Nitro-olefin bicycloannulation: one-step synthesis of tricyclo[3.2.1.02,7]octan-6-ones from cyclohexenones and of tricyclo[2.2.1.02,6]heptan-3-ones from cyclopentenones

Abstract

Nitro-olefins bicycloannulate the α′-enolates of α-cyclohexenones and α-cyclopentenones by initial addition at −78 °C, followed by further reaction insitu in the presence of hexamethylphosphoramide in refluxing tetrahydrofuran to give tricyclo[3.2.1.02,7]octan-6-ones and tricyclo[2.2.1.02,6]heptan-3-ones in a single synthetic step. The reactions with 1-nitropropene and with a nitro-olefin having a more complex β-substituent are stereoselective, forming predominantly the tricyclic diastereomer in which the group derived from the β-substituent of the nitro-olefin is syn to the carbonyl bridge.
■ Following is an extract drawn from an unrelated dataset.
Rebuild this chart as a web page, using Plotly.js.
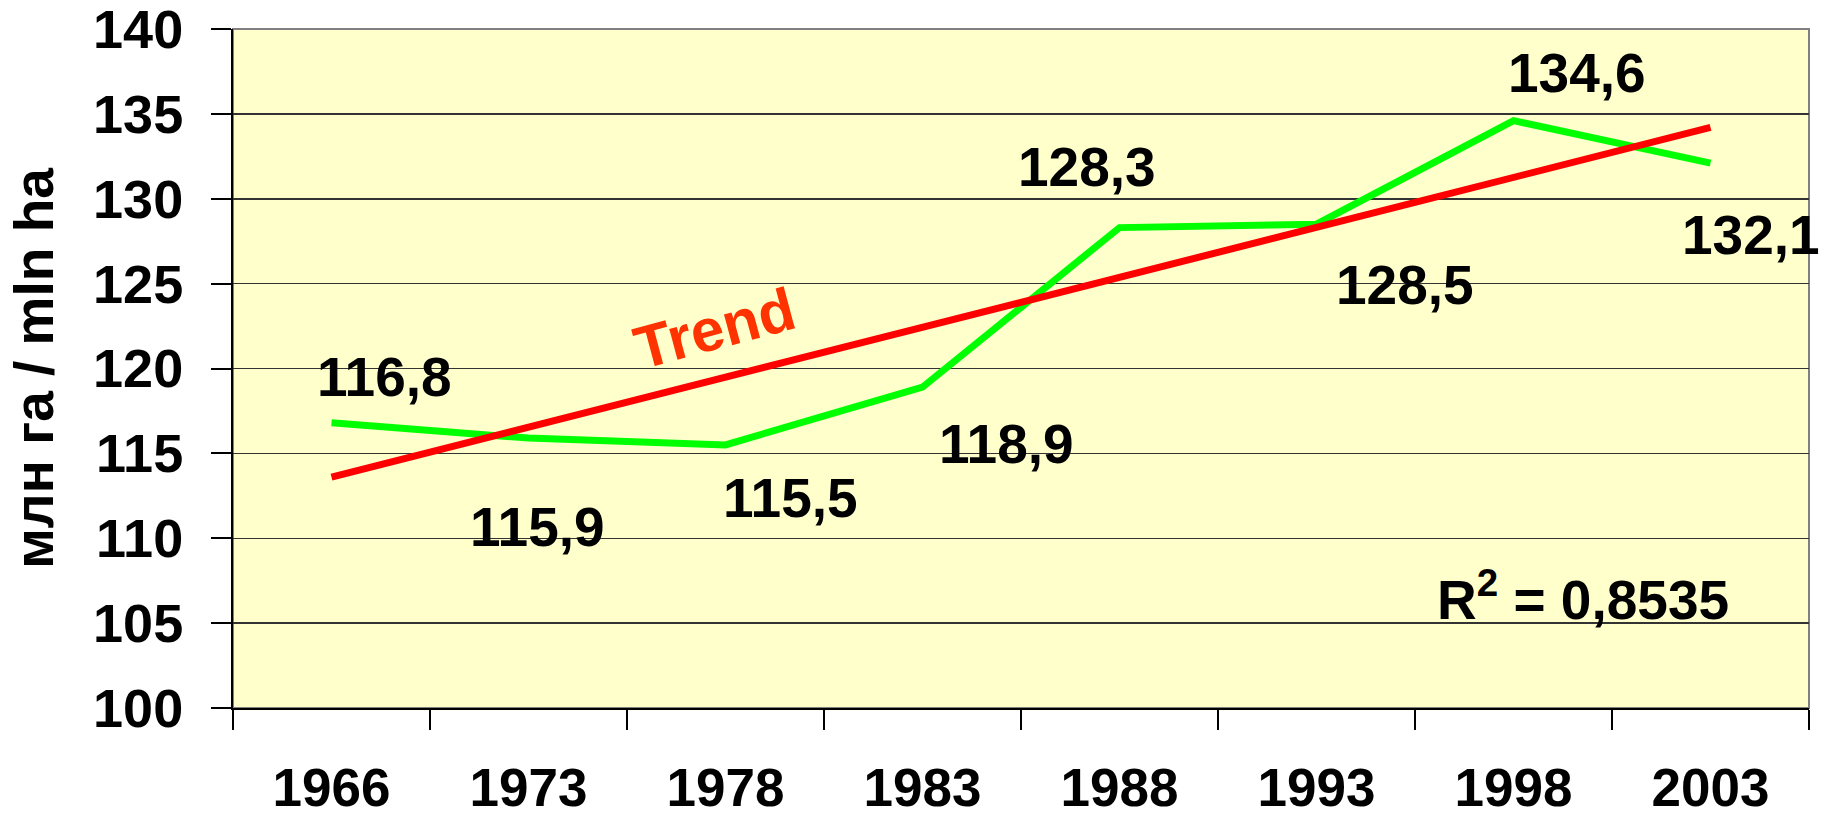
<!DOCTYPE html>
<html>
<head>
<meta charset="utf-8">
<script src="https://cdn.plot.ly/plotly-3.0.1.min.js"></script>
<style>
  html, body { margin: 0; padding: 0; background: #ffffff; }
  #chart { width: 1824px; height: 820px; }
</style>
</head>
<body>
<div id="chart"></div>
<script>
// ---- data ----
const years = ['1966', '1973', '1978', '1983', '1988', '1993', '1998', '2003'];
const areaValues = [116.8, 115.9, 115.5, 118.9, 128.3, 128.5, 134.6, 132.1];
const trendYears = ['1966', '2003'];
const trendValues = [113.6, 134.2];
const rSquaredText = 'R<sup>2</sup> = 0,8535';
const trendLabel = 'Trend';
const yTitle = 'млн га / mln ha';
const yTickValues = [100, 105, 110, 115, 120, 125, 130, 135, 140];

// label placement offsets in pixels (style, not data)
const labelDx = [53, 9, 65, 84, -33, 88, 63, 40];
const labelDy = [46, -89, -53, -57, 61, -61, 48, -72];

const FONT = 'Liberation Sans, Arial, Helvetica, sans-serif';

const traces = [
  {
    type: 'scatter', mode: 'lines', x: years, y: areaValues,
    line: { color: '#00ff00', width: 7 }, hoverinfo: 'skip', showlegend: false
  },
  {
    type: 'scatter', mode: 'lines', x: trendYears, y: trendValues,
    line: { color: '#ff0000', width: 7 }, hoverinfo: 'skip', showlegend: false
  }
];

// category axis: annotation x is the category's serial number
const annotations = years.map((yr, i) => ({
  x: years.indexOf(yr), y: areaValues[i], xref: 'x', yref: 'y',
  text: String(areaValues[i]).replace('.', ','),
  showarrow: false, xshift: labelDx[i], yshift: labelDy[i],
  xanchor: 'center', yanchor: 'middle',
  font: { family: FONT, size: 55, color: '#000000', weight: 'bold' }
}));

annotations.push({
  xref: 'paper', yref: 'paper', x: 0.8566, y: 0.165,
  text: rSquaredText, showarrow: false, xanchor: 'center', yanchor: 'middle',
  font: { family: FONT, size: 55, color: '#000000', weight: 'bold' }
});

annotations.push({
  xref: 'paper', yref: 'paper', x: 0.3058, y: 0.5596,
  text: trendLabel, showarrow: false, xanchor: 'center', yanchor: 'middle',
  textangle: -15,
  font: { family: FONT, size: 60, color: '#ff3300', weight: 'bold' }
});

const layout = {
  width: 1824, height: 820,
  margin: { l: 233, r: 15, t: 29, b: 112, pad: 0 },
  paper_bgcolor: '#ffffff',
  plot_bgcolor: '#ffffcc',
  showlegend: false,
  font: { family: FONT, color: '#000000' },
  xaxis: {
    type: 'category', categoryorder: 'array', categoryarray: years,
    range: [-0.5, years.length - 0.5], autorange: false,
    tickson: 'boundaries', ticks: 'outside', ticklen: 20, tickwidth: 2, tickcolor: '#000000',
    showgrid: false, zeroline: false,
    showline: true, linecolor: '#000000', linewidth: 2,
    tickfont: { family: FONT, size: 53, color: '#000000', weight: 'bold' },
    tickangle: 0,
    ticklabelstandoff: 32,
    ticklabeloverflow: 'allow',
    fixedrange: true
  },
  yaxis: {
    range: [100, 140], autorange: false, tickvals: yTickValues, ticktext: yTickValues.map(String),
    ticks: 'outside', ticklen: 20, tickwidth: 2, tickcolor: '#000000',
    showgrid: true, gridcolor: '#333333', gridwidth: 1.5,
    zeroline: false, showline: true, linecolor: '#000000', linewidth: 2,
    tickfont: { family: FONT, size: 54, color: '#000000', weight: 'bold' },
    ticklabelstandoff: 17,
    ticklabeloverflow: 'allow',
    title: { text: yTitle, font: { family: FONT, size: 55, color: '#000000', weight: 'bold' }, standoff: 22 },
    fixedrange: true
  },
  shapes: [
    {
      type: 'rect', xref: 'paper', yref: 'paper', x0: 0, x1: 1, y0: 0, y1: 1,
      line: { color: '#808080', width: 2 }, fillcolor: 'rgba(0,0,0,0)', layer: 'below'
    }
  ],
  annotations: annotations
};

Plotly.newPlot('chart', traces, layout, { displayModeBar: false, staticPlot: true });
</script>
</body>
</html>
Based on the isolation of intermediates and side products, the mechanism of the bicycloannulation is shown to proceed via sequential kinetically controlled conjugate addition of the enolate to the nitro-olefin at low temperatures, thermodynamically controlled intramolecular Michael addition at higher temperatures to give a bicyclo[2.2.2]octanone intermediate, and hexamethylphosphoramide-assisted expulsion of the nitro group as nitrite ion with formation of the cyclopropane ring. For the first time this type of bicycloannulation has been applied to cyclopentenones, and a one-step synthesis of tricyclenone has been carried out to demonstrate the synthetic utility of this new reaction.